Congressional Democrats were sharply critical. Senate Minority Leader Chuck Schumer and several other senators issued a joint statement warning that "the new channels for evasion the President is opening, coupled with dramatically higher global energy prices, are giving Putin a huge financial boost and the means to continue his bloody war in Ukraine" [1].
The Iran waiver draws from the same playbook. In both cases, the administration has concluded that the price of enforcing its own sanctions regime is higher than the price of relaxing it. The war's energy shock has forced a choice between strategic consistency and domestic economic management. The administration chose the latter, twice, in two weeks.
The $108 Question
Oil was hovering around $108 per barrel based on Friday reporting [2]. At that price, the war's economic cost is not abstract. It is visible every time an American fills a tank. Gasoline prices have surged to levels not seen since the COVID-19 pandemic. The political calculus is straightforward: November's congressional elections will be fought partly on energy prices, and every dollar increase at the pump erodes Republican margins.
Bessent's waiver is a bet that releasing stranded Iranian crude can shave enough off the price to provide political cover. But the structural problem remains. The Strait of Hormuz carries approximately 20 percent of the world's oil [1]. It is not open. Iran has blocked commercial shipping and allowed only its own exports through. No sanctions waiver changes that geography.

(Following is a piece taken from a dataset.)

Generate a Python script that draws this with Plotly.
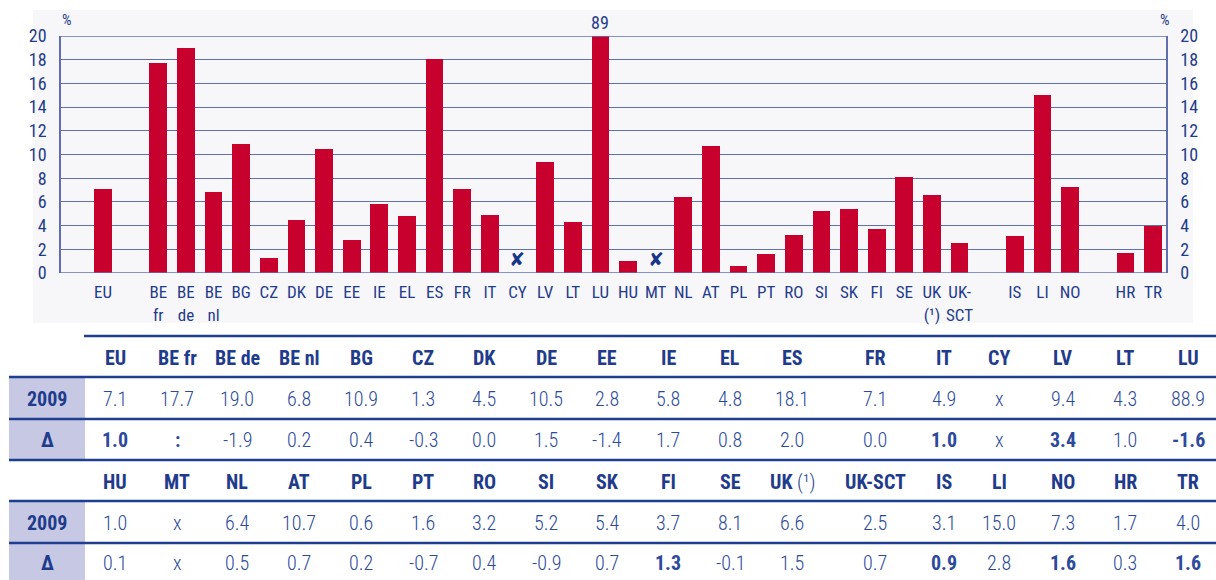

The administration has floated military escorts for tankers through the Strait, but on Friday, Trump said he wants other countries to lead that effort. "If asked, we will help these Countries in their Hormuz efforts, but it shouldn't be necessary once Iran's threat is eradicated," he wrote on Truth Social [3].
"Once Iran's threat is eradicated" is doing the same work as "winding down" -- suggesting proximity to an endpoint that every observable fact contradicts.
April 19
The sanctions license expires in one month. If the war is still ongoing -- and no current indicator suggests otherwise -- the administration will face the same choice again: extend the waiver and formally acknowledge that its war has broken its sanctions policy, or let it lapse and watch prices climb further.
Bessent insists that "the United States will continue to maintain maximum pressure on Iran and its ability to access the international financial system" [1]. But maximum pressure on a country whose oil you are simultaneously releasing is not maximum pressure. It is a contradiction that the market already understands, even if the administration does not yet acknowledge it.
The U.S. bombed Iran's oil. Then it released Iran's oil. The policy is not incoherent by accident. It is incoherent because the war's economic consequences were not modelled at the scale they have materialised. And now the market is doing what markets do: forcing corrections that policy will not make voluntarily.